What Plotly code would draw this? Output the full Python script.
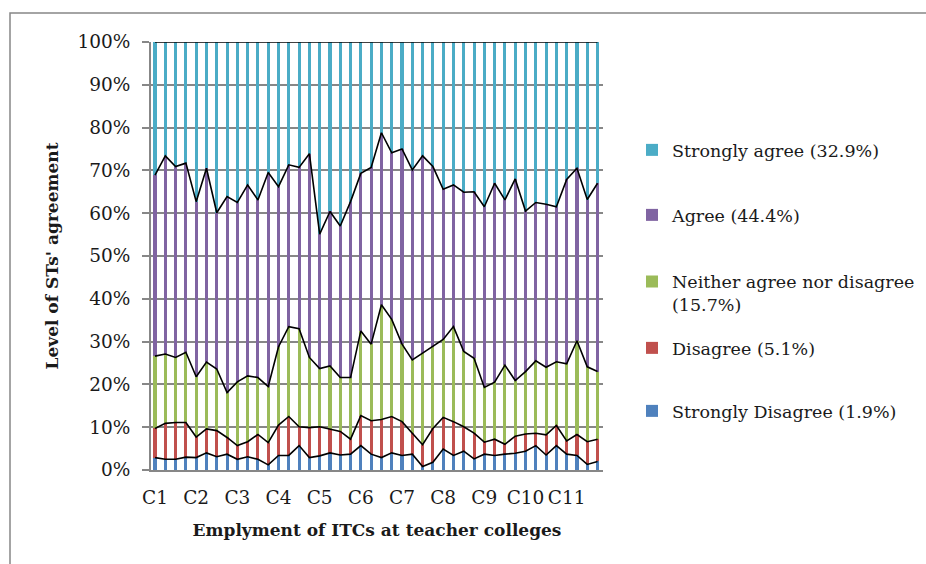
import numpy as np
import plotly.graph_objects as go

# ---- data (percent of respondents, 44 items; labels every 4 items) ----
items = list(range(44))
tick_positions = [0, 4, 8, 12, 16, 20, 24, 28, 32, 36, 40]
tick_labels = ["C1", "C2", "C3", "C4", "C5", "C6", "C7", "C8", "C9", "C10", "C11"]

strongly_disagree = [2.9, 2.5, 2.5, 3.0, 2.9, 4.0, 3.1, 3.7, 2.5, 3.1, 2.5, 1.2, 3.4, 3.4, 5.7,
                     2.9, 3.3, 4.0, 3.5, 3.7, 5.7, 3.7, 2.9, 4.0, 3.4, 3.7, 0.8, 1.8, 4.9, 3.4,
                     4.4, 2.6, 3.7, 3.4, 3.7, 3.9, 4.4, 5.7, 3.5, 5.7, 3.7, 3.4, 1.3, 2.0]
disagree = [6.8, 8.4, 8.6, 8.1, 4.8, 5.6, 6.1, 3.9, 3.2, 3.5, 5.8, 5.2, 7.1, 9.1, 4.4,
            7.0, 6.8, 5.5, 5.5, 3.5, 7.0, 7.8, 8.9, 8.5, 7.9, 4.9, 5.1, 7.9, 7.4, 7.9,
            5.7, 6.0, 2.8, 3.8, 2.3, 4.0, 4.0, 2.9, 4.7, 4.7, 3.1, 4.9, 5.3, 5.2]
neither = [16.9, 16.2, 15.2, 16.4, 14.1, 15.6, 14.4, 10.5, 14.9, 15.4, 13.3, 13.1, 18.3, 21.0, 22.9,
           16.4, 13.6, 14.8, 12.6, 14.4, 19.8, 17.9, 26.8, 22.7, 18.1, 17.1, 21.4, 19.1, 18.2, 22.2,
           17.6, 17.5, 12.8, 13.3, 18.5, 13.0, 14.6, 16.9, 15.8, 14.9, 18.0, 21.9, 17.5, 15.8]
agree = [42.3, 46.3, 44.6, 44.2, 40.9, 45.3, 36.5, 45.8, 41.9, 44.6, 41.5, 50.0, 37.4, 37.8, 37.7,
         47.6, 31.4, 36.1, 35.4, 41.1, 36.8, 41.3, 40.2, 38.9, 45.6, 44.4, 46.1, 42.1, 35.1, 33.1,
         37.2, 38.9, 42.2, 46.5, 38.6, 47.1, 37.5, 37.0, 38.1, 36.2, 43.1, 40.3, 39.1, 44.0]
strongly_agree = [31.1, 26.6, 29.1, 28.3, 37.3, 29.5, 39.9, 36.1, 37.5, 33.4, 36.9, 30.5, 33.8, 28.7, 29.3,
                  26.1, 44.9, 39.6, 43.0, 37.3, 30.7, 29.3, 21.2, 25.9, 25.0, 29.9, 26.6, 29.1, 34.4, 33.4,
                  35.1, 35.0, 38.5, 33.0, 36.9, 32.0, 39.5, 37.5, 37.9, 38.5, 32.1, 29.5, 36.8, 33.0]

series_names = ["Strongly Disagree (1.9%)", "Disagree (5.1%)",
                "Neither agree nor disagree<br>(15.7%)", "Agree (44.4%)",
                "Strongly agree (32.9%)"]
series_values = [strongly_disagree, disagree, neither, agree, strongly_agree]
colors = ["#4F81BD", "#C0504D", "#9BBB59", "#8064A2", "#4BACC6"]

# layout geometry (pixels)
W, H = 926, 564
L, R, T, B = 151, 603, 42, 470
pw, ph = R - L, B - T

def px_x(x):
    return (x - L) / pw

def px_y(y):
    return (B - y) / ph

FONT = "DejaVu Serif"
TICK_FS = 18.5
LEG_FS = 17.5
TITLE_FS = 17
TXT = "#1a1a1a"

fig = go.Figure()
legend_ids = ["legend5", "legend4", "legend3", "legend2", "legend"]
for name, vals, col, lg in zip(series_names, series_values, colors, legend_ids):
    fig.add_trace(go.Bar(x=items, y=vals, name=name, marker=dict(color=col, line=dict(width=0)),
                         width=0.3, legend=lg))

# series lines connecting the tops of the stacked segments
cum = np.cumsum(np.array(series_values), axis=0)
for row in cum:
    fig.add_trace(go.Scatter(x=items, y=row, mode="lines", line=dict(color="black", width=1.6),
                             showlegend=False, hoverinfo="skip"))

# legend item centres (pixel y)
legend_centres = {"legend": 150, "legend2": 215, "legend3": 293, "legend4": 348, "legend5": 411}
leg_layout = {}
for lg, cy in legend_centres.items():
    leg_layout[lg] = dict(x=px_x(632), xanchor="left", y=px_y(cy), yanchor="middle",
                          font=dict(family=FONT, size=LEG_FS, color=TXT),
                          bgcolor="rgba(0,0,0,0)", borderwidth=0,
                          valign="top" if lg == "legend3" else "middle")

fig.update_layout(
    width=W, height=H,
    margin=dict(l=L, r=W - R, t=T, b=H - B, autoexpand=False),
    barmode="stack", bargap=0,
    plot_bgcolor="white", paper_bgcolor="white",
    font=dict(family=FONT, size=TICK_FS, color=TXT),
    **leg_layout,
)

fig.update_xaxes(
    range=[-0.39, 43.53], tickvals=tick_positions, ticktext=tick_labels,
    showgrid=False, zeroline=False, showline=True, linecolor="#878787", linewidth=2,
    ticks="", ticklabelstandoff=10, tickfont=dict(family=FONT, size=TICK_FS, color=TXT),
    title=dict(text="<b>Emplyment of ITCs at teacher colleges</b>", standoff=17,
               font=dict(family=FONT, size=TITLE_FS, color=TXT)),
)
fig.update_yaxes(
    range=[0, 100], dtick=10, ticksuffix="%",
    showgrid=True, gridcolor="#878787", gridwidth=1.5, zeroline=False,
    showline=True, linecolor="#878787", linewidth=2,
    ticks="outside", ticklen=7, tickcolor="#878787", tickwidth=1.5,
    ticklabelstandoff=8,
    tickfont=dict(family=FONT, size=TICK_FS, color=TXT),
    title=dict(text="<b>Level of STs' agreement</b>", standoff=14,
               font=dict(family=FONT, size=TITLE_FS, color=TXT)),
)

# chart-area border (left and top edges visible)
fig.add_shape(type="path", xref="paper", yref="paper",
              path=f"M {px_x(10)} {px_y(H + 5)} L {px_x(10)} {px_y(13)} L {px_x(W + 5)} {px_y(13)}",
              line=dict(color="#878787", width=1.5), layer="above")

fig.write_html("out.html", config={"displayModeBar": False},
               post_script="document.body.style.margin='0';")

————————

== SET TASK ==
Write out each line of the data exactly; the images should be left out.

== SOLUTION TO THE EXERCISE ==
What Plotly code would draw this? Output the full Python script.
import numpy as np
import plotly.graph_objects as go

# ---- data (percent of respondents, 44 items; labels every 4 items) ----
items = list(range(44))
tick_positions = [0, 4, 8, 12, 16, 20, 24, 28, 32, 36, 40]
tick_labels = ["C1", "C2", "C3", "C4", "C5", "C6", "C7", "C8", "C9", "C10", "C11"]

strongly_disagree = [2.9, 2.5, 2.5, 3.0, 2.9, 4.0, 3.1, 3.7, 2.5, 3.1, 2.5, 1.2, 3.4, 3.4, 5.7,
                     2.9, 3.3, 4.0, 3.5, 3.7, 5.7, 3.7, 2.9, 4.0, 3.4, 3.7, 0.8, 1.8, 4.9, 3.4,
                     4.4, 2.6, 3.7, 3.4, 3.7, 3.9, 4.4, 5.7, 3.5, 5.7, 3.7, 3.4, 1.3, 2.0]
disagree = [6.8, 8.4, 8.6, 8.1, 4.8, 5.6, 6.1, 3.9, 3.2, 3.5, 5.8, 5.2, 7.1, 9.1, 4.4,
            7.0, 6.8, 5.5, 5.5, 3.5, 7.0, 7.8, 8.9, 8.5, 7.9, 4.9, 5.1, 7.9, 7.4, 7.9,
            5.7, 6.0, 2.8, 3.8, 2.3, 4.0, 4.0, 2.9, 4.7, 4.7, 3.1, 4.9, 5.3, 5.2]
neither = [16.9, 16.2, 15.2, 16.4, 14.1, 15.6, 14.4, 10.5, 14.9, 15.4, 13.3, 13.1, 18.3, 21.0, 22.9,
           16.4, 13.6, 14.8, 12.6, 14.4, 19.8, 17.9, 26.8, 22.7, 18.1, 17.1, 21.4, 19.1, 18.2, 22.2,
           17.6, 17.5, 12.8, 13.3, 18.5, 13.0, 14.6, 16.9, 15.8, 14.9, 18.0, 21.9, 17.5, 15.8]
agree = [42.3, 46.3, 44.6, 44.2, 40.9, 45.3, 36.5, 45.8, 41.9, 44.6, 41.5, 50.0, 37.4, 37.8, 37.7,
         47.6, 31.4, 36.1, 35.4, 41.1, 36.8, 41.3, 40.2, 38.9, 45.6, 44.4, 46.1, 42.1, 35.1, 33.1,
         37.2, 38.9, 42.2, 46.5, 38.6, 47.1, 37.5, 37.0, 38.1, 36.2, 43.1, 40.3, 39.1, 44.0]
strongly_agree = [31.1, 26.6, 29.1, 28.3, 37.3, 29.5, 39.9, 36.1, 37.5, 33.4, 36.9, 30.5, 33.8, 28.7, 29.3,
                  26.1, 44.9, 39.6, 43.0, 37.3, 30.7, 29.3, 21.2, 25.9, 25.0, 29.9, 26.6, 29.1, 34.4, 33.4,
                  35.1, 35.0, 38.5, 33.0, 36.9, 32.0, 39.5, 37.5, 37.9, 38.5, 32.1, 29.5, 36.8, 33.0]

series_names = ["Strongly Disagree (1.9%)", "Disagree (5.1%)",
                "Neither agree nor disagree<br>(15.7%)", "Agree (44.4%)",
                "Strongly agree (32.9%)"]
series_values = [strongly_disagree, disagree, neither, agree, strongly_agree]
colors = ["#4F81BD", "#C0504D", "#9BBB59", "#8064A2", "#4BACC6"]

# layout geometry (pixels)
W, H = 926, 564
L, R, T, B = 151, 603, 42, 470
pw, ph = R - L, B - T

def px_x(x):
    return (x - L) / pw

def px_y(y):
    return (B - y) / ph

FONT = "DejaVu Serif"
TICK_FS = 18.5
LEG_FS = 17.5
TITLE_FS = 17
TXT = "#1a1a1a"

fig = go.Figure()
legend_ids = ["legend5", "legend4", "legend3", "legend2", "legend"]
for name, vals, col, lg in zip(series_names, series_values, colors, legend_ids):
    fig.add_trace(go.Bar(x=items, y=vals, name=name, marker=dict(color=col, line=dict(width=0)),
                         width=0.3, legend=lg))

# series lines connecting the tops of the stacked segments
cum = np.cumsum(np.array(series_values), axis=0)
for row in cum:
    fig.add_trace(go.Scatter(x=items, y=row, mode="lines", line=dict(color="black", width=1.6),
                             showlegend=False, hoverinfo="skip"))

# legend item centres (pixel y)
legend_centres = {"legend": 150, "legend2": 215, "legend3": 293, "legend4": 348, "legend5": 411}
leg_layout = {}
for lg, cy in legend_centres.items():
    leg_layout[lg] = dict(x=px_x(632), xanchor="left", y=px_y(cy), yanchor="middle",
                          font=dict(family=FONT, size=LEG_FS, color=TXT),
                          bgcolor="rgba(0,0,0,0)", borderwidth=0,
                          valign="top" if lg == "legend3" else "middle")

fig.update_layout(
    width=W, height=H,
    margin=dict(l=L, r=W - R, t=T, b=H - B, autoexpand=False),
    barmode="stack", bargap=0,
    plot_bgcolor="white", paper_bgcolor="white",
    font=dict(family=FONT, size=TICK_FS, color=TXT),
    **leg_layout,
)

fig.update_xaxes(
    range=[-0.39, 43.53], tickvals=tick_positions, ticktext=tick_labels,
    showgrid=False, zeroline=False, showline=True, linecolor="#878787", linewidth=2,
    ticks="", ticklabelstandoff=10, tickfont=dict(family=FONT, size=TICK_FS, color=TXT),
    title=dict(text="<b>Emplyment of ITCs at teacher colleges</b>", standoff=17,
               font=dict(family=FONT, size=TITLE_FS, color=TXT)),
)
fig.update_yaxes(
    range=[0, 100], dtick=10, ticksuffix="%",
    showgrid=True, gridcolor="#878787", gridwidth=1.5, zeroline=False,
    showline=True, linecolor="#878787", linewidth=2,
    ticks="outside", ticklen=7, tickcolor="#878787", tickwidth=1.5,
    ticklabelstandoff=8,
    tickfont=dict(family=FONT, size=TICK_FS, color=TXT),
    title=dict(text="<b>Level of STs' agreement</b>", standoff=14,
               font=dict(family=FONT, size=TITLE_FS, color=TXT)),
)

# chart-area border (left and top edges visible)
fig.add_shape(type="path", xref="paper", yref="paper",
              path=f"M {px_x(10)} {px_y(H + 5)} L {px_x(10)} {px_y(13)} L {px_x(W + 5)} {px_y(13)}",
              line=dict(color="#878787", width=1.5), layer="above")

fig.write_html("out.html", config={"displayModeBar": False},
               post_script="document.body.style.margin='0';")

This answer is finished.